Financial planning is a relatively recent phenomenon in Hong Kong. Before 1997, when everything from the inflation rate to economic growth was sky-high, long-term planning for personal financial goals seldom crossed people's minds. Then, after 2000, the ability to invest dwindled due to both the property market collapse and plummeting interest rates. That is why HKSAR residents began to recognise the importance of financial management which, as with personal goals such as marriage, children's education and retirement, can be planned.
While banks, insurance companies and investment houses tend to promote their own brands, financial institutions that co-operate with different service providers can pick appropriate items from different menus to design a balanced selection for their clients. As a result, financial planning is coming into its own. "The competitive edge is [its] independent position," emphasises Alan Tsang, director and chief executive officer of AMTD Financial Planning Ltd.
Although financial institutions are all expanding in today's market, Mr Tsang does not anticipate very keen competition because "the market has high potential and much room for development." Instead, the industry should work together to strengthen basic concepts and, he says, "to ensure the clients see the importance of financial planning and understand what services we are providing - and how we are going to help".
Essentially, the process is built on mutual trust. At AMTD, financial planners first collect information from clients through telephone conversations or personal interviews. Data collection also helps clients understand the process and learn about the company's background. Such information is processed and each proposal screened by the management before being presented to clients. "It is important to take care of clients' concerns [and] their long-term goals. We always remind our financial planners to be patient," Mr Tsang notes.
In addition, financial planners should prioritise problems and needs instead of suggesting all the solutions "in one go". Mr Tsang explains that clients' confidence is first strengthened by creating a short-term goal which is relatively easy to achieve. For example, in a case where a client suffers from negative assets, priority should be given to short- or long-term target savings plans.
High potential and much room for development
Although the financial planning boom clearly points to a considerable number of job openings, job-seekers should beware. Financial institutions are not interested in hiring people who merely possess the know-how to sell products. Rather, financial planning is like a thorough medical examination: it aims to investigate the client's needs completely before proposing solutions.
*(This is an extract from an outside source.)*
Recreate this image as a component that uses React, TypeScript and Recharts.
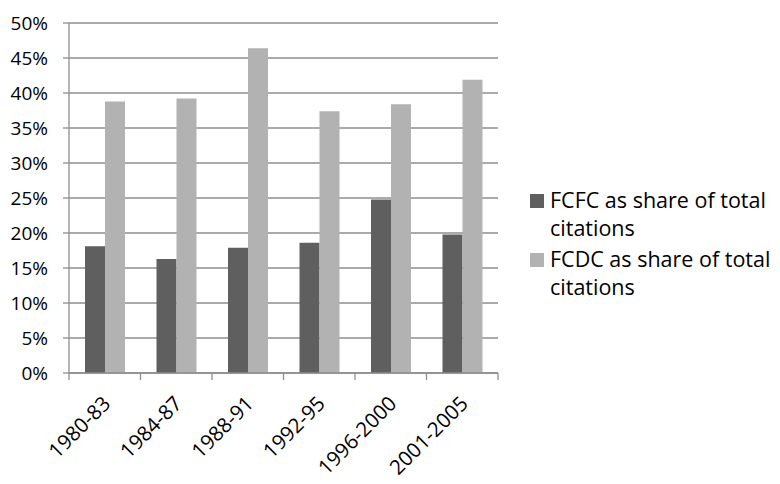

In particular, professional financial planning requires extensive product knowledge and experience. The right candidates are therefore hard to find, according to Mr Tsang. Candidates already in the industry may be familiar with selling products in certain areas like savings, insurance or investment funds, but do not often have experience in providing one-stop services.
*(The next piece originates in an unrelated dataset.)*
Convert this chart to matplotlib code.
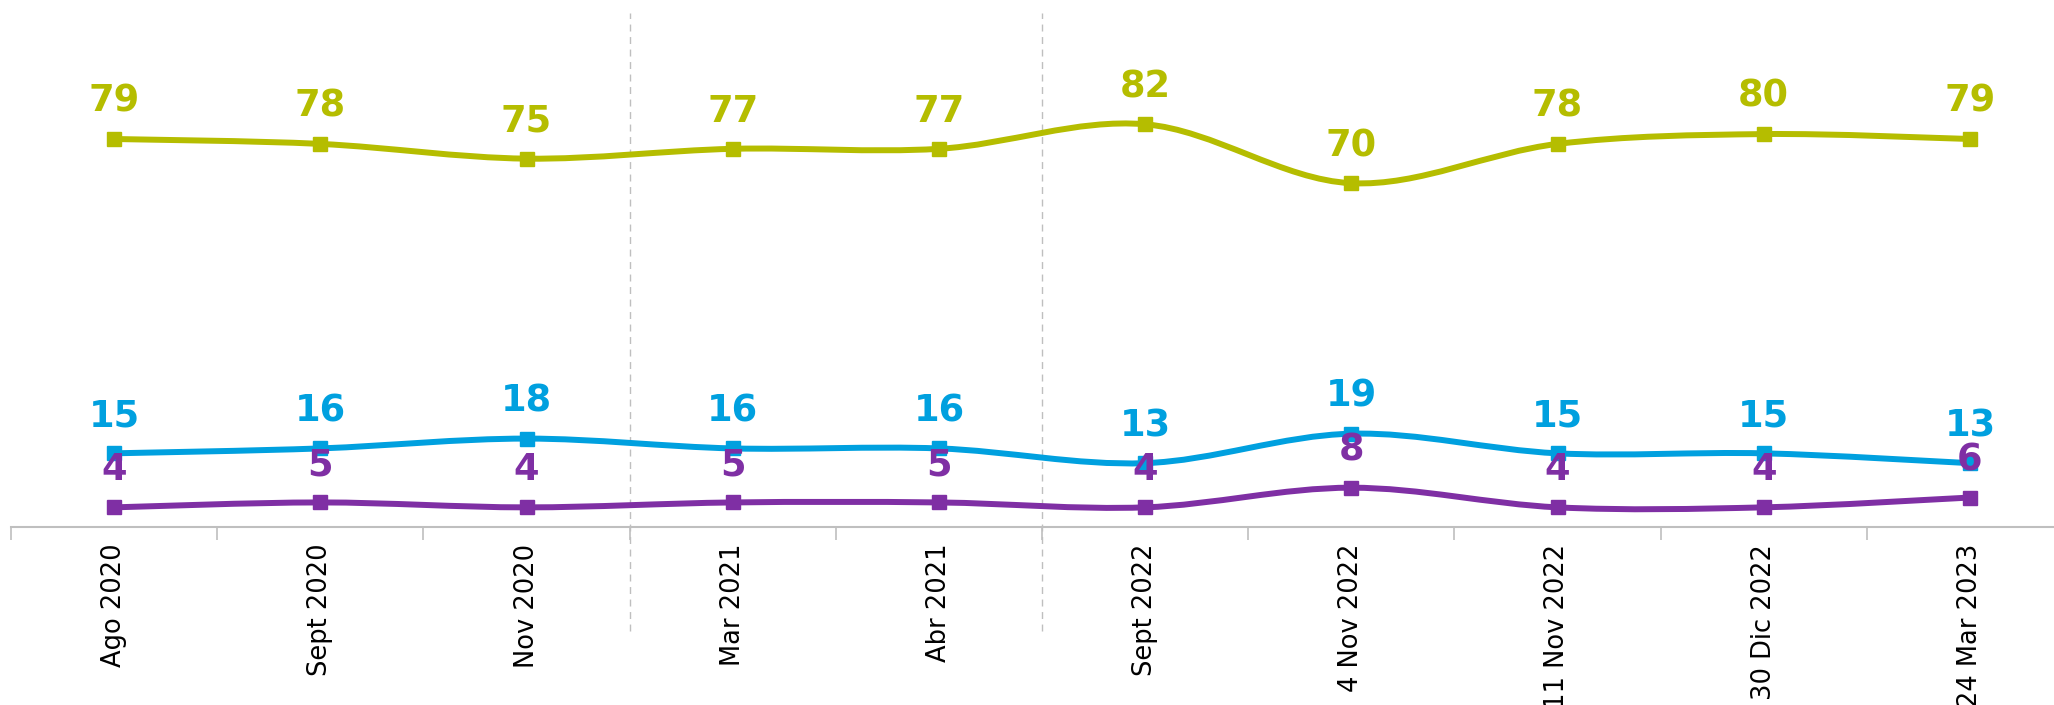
import numpy as np
import matplotlib
matplotlib.use("Agg")
import matplotlib.pyplot as plt
from matplotlib.path import Path
from matplotlib.patches import PathPatch

fechas = ["Ago 2020", "Sept 2020", "Nov 2020", "Mar 2021", "Abr 2021",
          "Sept 2022", "4 Nov 2022", "11 Nov 2022", "30 Dic 2022", "24 Mar 2023"]
verde = [79, 78, 75, 77, 77, 82, 70, 78, 80, 79]
azul = [15, 16, 18, 16, 16, 13, 19, 15, 15, 13]
morado = [4, 5, 4, 5, 5, 4, 8, 4, 4, 6]
cortes = [2.5, 4.5]  # separadores punteados

colores = {"verde": "#B5BD00", "azul": "#00A0DF", "morado": "#7F2FA4"}
gris = "#BFBFBF"


def curva_suave(xs, ys):
    # bezier tipo catmull-rom (como el "suavizado" de excel)
    pts = np.column_stack([xs, ys]).astype(float)
    n = len(pts)
    verts = [pts[0]]
    codes = [Path.MOVETO]
    for i in range(n - 1):
        p0 = pts[i - 1] if i > 0 else pts[i]
        p1 = pts[i]
        p2 = pts[i + 1]
        p3 = pts[i + 2] if i + 2 < n else pts[i + 1]
        verts += [p1 + (p2 - p0) / 6, p2 - (p3 - p1) / 6, p2]
        codes += [Path.CURVE4] * 3
    return Path(verts, codes)


fig = plt.figure(figsize=(20.54, 7.05), dpi=100)
ax = fig.add_axes([11 / 2054, 178 / 705, 2062 / 2054, 527 / 705])
x = np.arange(len(fechas))

for serie, col in [(morado, colores["morado"]), (azul, colores["azul"]), (verde, colores["verde"])]:
    ax.add_patch(PathPatch(curva_suave(x, serie), facecolor="none", edgecolor=col,
                           lw=4.3, capstyle="round", zorder=3))
    ax.plot(x, serie, "s", color=col, ms=10, zorder=4)

for serie, col in [(verde, colores["verde"]), (azul, colores["azul"]), (morado, colores["morado"])]:
    for xi, v in zip(x, serie):
        ax.annotate(str(v), (xi, v), xytext=(0, 19.5), textcoords="offset points",
                    ha="center", va="baseline", color=col, fontsize=26.5,
                    fontweight="bold", zorder=6)

for c in cortes:
    ax.plot([c, c], [-21.2, 104.6], ls=(0, (5, 4)), color=gris, lw=1, clip_on=False, zorder=1)

ax.set_xlim(-0.5, len(fechas) - 0.5)
ax.set_ylim(0, 107.3)
ax.set_xticks(x)
ax.set_xticklabels(fechas, rotation=90, fontsize=18.5, va="top", ha="center")
ax.set_xticks(np.arange(-0.5, len(fechas)), minor=True)
ax.tick_params(axis="x", which="major", length=0, pad=12, colors="#000000")
ax.tick_params(axis="x", which="minor", length=9.5, width=1.2, color=gris, direction="out")
ax.set_yticks([])
for s in ["top", "left", "right"]:
    ax.spines[s].set_visible(False)
ax.spines["bottom"].set_color(gris)
ax.spines["bottom"].set_linewidth(1.5)

fig.savefig("out.png", dpi=100)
Therefore, training is important, as financial planners handle several hundred products from different brands. In AMTD, training in product knowledge, sales and communication skills, customer service, compliance and codes of ethics is available on a monthly basis. In addition, financial planners also need training to fulfill their continued professional development requirements and obtain license renewal from the appropriate authorities.
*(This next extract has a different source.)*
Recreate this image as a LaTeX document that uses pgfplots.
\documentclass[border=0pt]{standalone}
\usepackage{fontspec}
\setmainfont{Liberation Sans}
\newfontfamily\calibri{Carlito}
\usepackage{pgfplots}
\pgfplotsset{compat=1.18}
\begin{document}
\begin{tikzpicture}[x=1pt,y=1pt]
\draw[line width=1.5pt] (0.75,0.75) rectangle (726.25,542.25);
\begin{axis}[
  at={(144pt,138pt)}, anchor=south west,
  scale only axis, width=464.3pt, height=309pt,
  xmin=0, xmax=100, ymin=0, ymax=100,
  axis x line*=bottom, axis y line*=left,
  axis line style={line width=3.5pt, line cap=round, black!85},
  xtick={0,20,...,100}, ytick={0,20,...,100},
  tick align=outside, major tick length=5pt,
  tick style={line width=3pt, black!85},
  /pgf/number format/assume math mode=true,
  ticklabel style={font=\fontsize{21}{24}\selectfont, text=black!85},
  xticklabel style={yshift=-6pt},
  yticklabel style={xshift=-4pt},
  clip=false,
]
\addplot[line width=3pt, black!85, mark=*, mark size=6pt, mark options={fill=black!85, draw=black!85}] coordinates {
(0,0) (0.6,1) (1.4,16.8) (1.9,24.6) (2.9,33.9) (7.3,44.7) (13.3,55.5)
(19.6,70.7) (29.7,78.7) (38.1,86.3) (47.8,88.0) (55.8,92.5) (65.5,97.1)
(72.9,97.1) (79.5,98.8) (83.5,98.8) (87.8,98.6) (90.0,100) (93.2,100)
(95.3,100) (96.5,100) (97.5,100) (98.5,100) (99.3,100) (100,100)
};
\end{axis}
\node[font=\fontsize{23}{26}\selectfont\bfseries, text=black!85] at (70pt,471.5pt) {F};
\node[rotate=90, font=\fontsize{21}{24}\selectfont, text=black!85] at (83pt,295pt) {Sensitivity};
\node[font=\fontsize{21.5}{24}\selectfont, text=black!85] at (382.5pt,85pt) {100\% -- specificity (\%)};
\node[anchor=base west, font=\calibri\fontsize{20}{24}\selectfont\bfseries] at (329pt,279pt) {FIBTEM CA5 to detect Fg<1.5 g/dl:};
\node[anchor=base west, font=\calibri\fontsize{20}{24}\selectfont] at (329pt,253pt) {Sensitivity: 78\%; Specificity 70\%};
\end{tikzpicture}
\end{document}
Today, AMTD already boasts over 100 financial planners, although the firm plans to employ 200 by the end of 2004. Current targets include both experienced and inexperienced candidates. While experienced employees may help promote different financial products they know well, professionally trained financial planners provide comprehensive financial planning services. In particular, more university graduates are joining the industry and Mr Tsang hopes that "the quality of financial planners will be improved in future".
Like other sales people, a financial planner's career path starts at the front line and rises to management level. At AMTD, promotion leads to positions such as senior financial planner, financial planning manager in charge of a small team, senior manager and, ultimately, vice president.
Mr Tsang says a financial planner's income can be "very attractive", but salary packages depend greatly on individual background and experience, as well as sales volume. However, employees can certainly earn more if they work harder. A basic salary is offered, but a larger proportion of income is received in the form of commissions. AMTD prefers to offer average commission rates for a longer duration, as opposed to high rates for the first two years, because the service "is a long-term commitment to clients".
Currently, on average, financial planners take home HK$20-25,000 per month for the first year, provided that a certain quota is met. Since the income is accumulative, one in every two financial planners may be able to make over HK$30,000 per month. A financial planning manager performing steadilty usually earns HK$500-600,000 annually. However, earning more than HK$1 million per annum is not uncommon for successful managers.
In some countries, financial planning services are fee-based. While Mr Tsang agrees with the concept, he says financial plans' market value is the determining factor. Looking objectively at how this practice might work in Hong Kong, he believes that shifting from commission-based to fee-based financial services is possible.